Cross-domain coordination

Dr Shaun Smith is a postdoctoral researcher at the Transforming Cities hub. He investigates the cross-domain coordination across infrastructure 'domains', such as electricity and water. He has extensive research experience in African countries of research on access to services in urban areas. Discover more about this topic and Shaun's work on this page.

What is Cross-domain coordination?

Understanding the relationship between infrastructure domains such as water, energy, and wastewater is crucially important for sustainable development. Traditionally, such infrastructures, and the resources provided by them, have been managed separately: that is, by distinct ’siloed’ policies and distinct actors. This has often resulted in conflicts or complex ‘trade-offs’ between different domains which have acted as barriers to broader urban sustainability transitions. Therefore, to tackle complex environmental problems while maintaining reliable supply of services, new approaches are needed that transcend individual silos.. The first step to greater coordination is first understanding how infrastructures interact and complex interdependencies between them.

Los Angeles river
Los Angeles river drought. Credit: iStock/LeoPatrizi

Los Angeles & Maputo

One of Shaun's personal research projects examines cross-domain infrastructure governance in Los Angeles and Maputo. Both cities have faced recurrent droughts in recent years. This has forced governance actors and infrastructure providers to pursue new strategies for water delivery, including local wastewater recycling. Wastewater recycling itself is increasingly being repurposed as an energy source or energy sink. At the same time, cities are also wrestling with the technical challenges of renewable energy supply, which requires increased storage, often in the form of water. In this context, this research explores the shifting relationality (or ‘nexus’) between the water, wastewater, and energy infrastructure domains in the two cities, particular in terms of governance systems. The research aims to understand how a more context-specific and politically sensitive view of cross-domain collaboration can inform urban sustainability transitions.
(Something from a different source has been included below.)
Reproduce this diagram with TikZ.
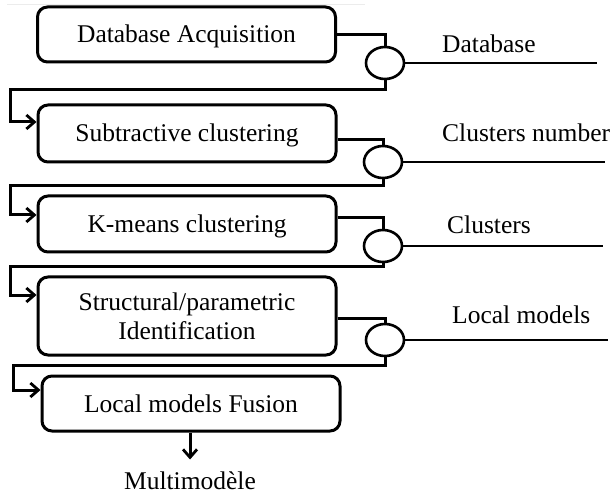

I look at sustainability in terms of more inclusive and ecologically sensitive forms of infrastructure delivery.

South African woman loading greens in a wheelbarrow, crop fields in the background

South Africa

“Nexusing water, energy and food to increase resilience in the Cape Town metropolitan region” is a further  research project coordinated by Shaun. The project is part of the Merian Fund which encourages cooperation between Dutch and South Africa academic institutions and is funded by the NWO (Netherlands) and NRF (South Africa). The project aims to explore ways to improve the capacity of Cape Town’s urban residents and authorities to prepare for, cope with, and learn from resource crises in the city through more integrated infrastructure planning. A guiding question is how can water, energy and food governance systems be better coordinated to increase urban sustainability.